We removed both rubber strips for safety. The second run was more controlled and lasted longer as the engine was slowly stepped up to 65%. It had plenty left to give but things were beginning to move around, not to mention the dramatic effect on guttering, roller shutter doors and letterboxes, so we wound it back to idle then shut it down again. Ted took the controls for the third and longest run of the day to get a feel for everything then that was our engine running complete. Putting the boat back in the workshop was no drama, though everything and everyone was soaking and darkness was falling rapidly.
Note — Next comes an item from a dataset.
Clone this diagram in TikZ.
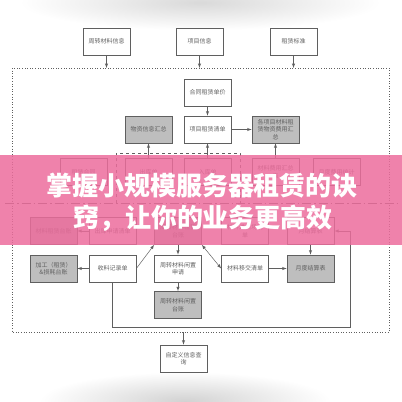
\documentclass[tikz,border=0pt]{standalone}
\usepackage{fontspec}
\setmainfont{Noto Sans CJK SC}
\usetikzlibrary{fadings}
\tikzfading[name=fuzzy,inner color=transparent!0,outer color=transparent!100]
\definecolor{linegray}{RGB}{95,95,95}
\definecolor{boxgray}{RGB}{190,190,190}
\definecolor{bannerpink}{RGB}{236,108,156}
\tikzset{
  box/.style={draw=linegray,line width=0.6pt,minimum width=47pt,minimum height=27pt,
    align=center,inner sep=1pt,text=linegray,
    font=\fontsize{6}{7.5}\selectfont},
  graybox/.style={box,fill=boxgray},
  conn/.style={-latex,draw=linegray,line width=0.5pt},
}
\begin{document}
\begin{tikzpicture}[x=1pt,y=-1pt]
  \useasboundingbox (0,0) rectangle (402,402);
  \fill[gray!30,path fading=fuzzy] (20,-25) rectangle (380,30);
  \fill[gray!35,path fading=fuzzy] (40,372) rectangle (330,430);

  % inputs
  \node[box] (cailiao) at (106.5,41.5) {周转材料信息};
  \node[box] (xiangmu) at (199.5,41.5) {项目信息};
  \node[box] (biaozhun) at (293.5,41.5) {租赁标准};
  \draw[dotted,linegray,line width=0.6pt] (12,68) rectangle (389,332);
  \coordinate (frametop) at (0,68);
  \coordinate (framebot) at (0,332);
  \foreach \n in {cailiao,xiangmu,biaozhun}
    \draw[conn] (\n) -- (\n |- frametop);

  \node[box] (danjia) at (207.5,92.5) {合同租赁单价};
  \node[box] (qingdan) at (207.5,129.5) {项目租赁清单};
  \node[graybox] (wuzi) at (148.5,129.5) {物资信息汇总};
  \node[graybox] (feiyong) at (275.5,129.5) {各项目材料租\\赁物资费用汇\\总};
  \draw[conn] (danjia) -- (qingdan);
  \draw[conn] (qingdan) -- (feiyong);

  \node[box] (hetong) at (83.5,172) {租赁合同};
  \node[box] (chuku) at (148.5,172) {出库单};
  \node[box] (ruku) at (207.5,172) {入库单};
  \node[box] (mingxi) at (275.5,172) {材料费用汇总\\表};
  \node[box] (tongji) at (336.5,172) {月度费用统计};
  \draw[conn] (chuku) -- (wuzi);
  \draw[conn] (ruku) -- (qingdan);
  \draw[conn] (mingxi) -- (feiyong);
  \draw[dashed,linegray,line width=0.6pt] (116,203) -- (116,153) -- (240,153) -- (240,203);
  \draw[linegray,line width=0.5pt,dash pattern=on 9pt off 3pt on 1.5pt off 3pt] (5,203) -- (400,203);

  \node[graybox] (zulin) at (53.5,231) {材料租赁台账};
  \node[box] (shenqing) at (112.5,231) {出库申请清单};
  \node[graybox] (zztz) at (178,231) {周转材料租赁\\台账};
  \node[box] (jinchu) at (245,231) {材料进出场清\\单};
  \node[box] (yuejie) at (310.5,231) {月结算表};
  \draw[conn] (shenqing) -- (zulin);

  \node[graybox] (sunhao) at (53.5,268.5) {加工（租赁）\\\&损耗台账};
  \node[box] (shoulu) at (112.5,268.5) {收料记录单};
  \node[box] (xianzhi) at (178,268.5) {周转材料闲置\\申请};
  \node[box] (yijiao) at (245,268.5) {材料移交清单};
  \node[graybox] (jiesuan) at (310.5,268.5) {月度结算表};
  \node[graybox] (xztz) at (178,305) {周转材料闲置\\台账};
  \draw[conn] (shoulu) -- (sunhao);
  \draw[conn] (shoulu.east) -- (zztz.south west);
  \draw[conn,latex-latex] (zztz.south east) -- (yijiao.west);
  \draw[conn] (zztz) -- (xianzhi);
  \draw[conn] (xianzhi) -- (xztz);
  \draw[conn] (yijiao) -- (jiesuan);
  \draw[conn] (yuejie) -- (jiesuan);
  \draw[conn] (shoulu.south) -- (112.5,327) -- (350,327) -- (350,231) -- (yuejie.east);

  \node[box] (chaxun) at (183.5,358.5) {自定义信息查\\询};
  \draw[conn] (chaxun |- framebot) -- (chaxun);

  % banner
  \fill[bannerpink,opacity=0.85] (0,155) rectangle (402,245);
  \node[text=white,font=\fontsize{26}{26}\selectfont\bfseries] (title1) at (202,186) {掌握小规模服务器租赁的诀};
  \node[text=white,font=\fontsize{26}{26}\selectfont\bfseries] (title2) at (203,218) {窍，让你的业务更高效};
\end{tikzpicture}
\end{document}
Next job was to gut the hull back to bare bones, get her on the rollover jig once more and resume the fabrication work to get her outer skins and floors fitted. One thing of note is that the dreaded siphon remained intact from the Saturday to the following Wednesday when we de-fuelled the boat by simply closing the LP cock, removing the hose to the engine and fitting a longer one to a drum, then switching on both boost pumps. They emptied the tank in seconds.
So now we’re on the last big push to get the main hull all buttoned up and watertight but what’s most exciting is that, though the boat is back in bits, pretty much all of those bits are now made, tested and working and take no time at all to bolt back together. We now have to fit the outer skins and install the floors – the main outer floors being the last big challenge. Something to keep us busy over the winter.
As the saying goes… if you don’t give in you can’t fail and twenty years on we’ve yet to give in.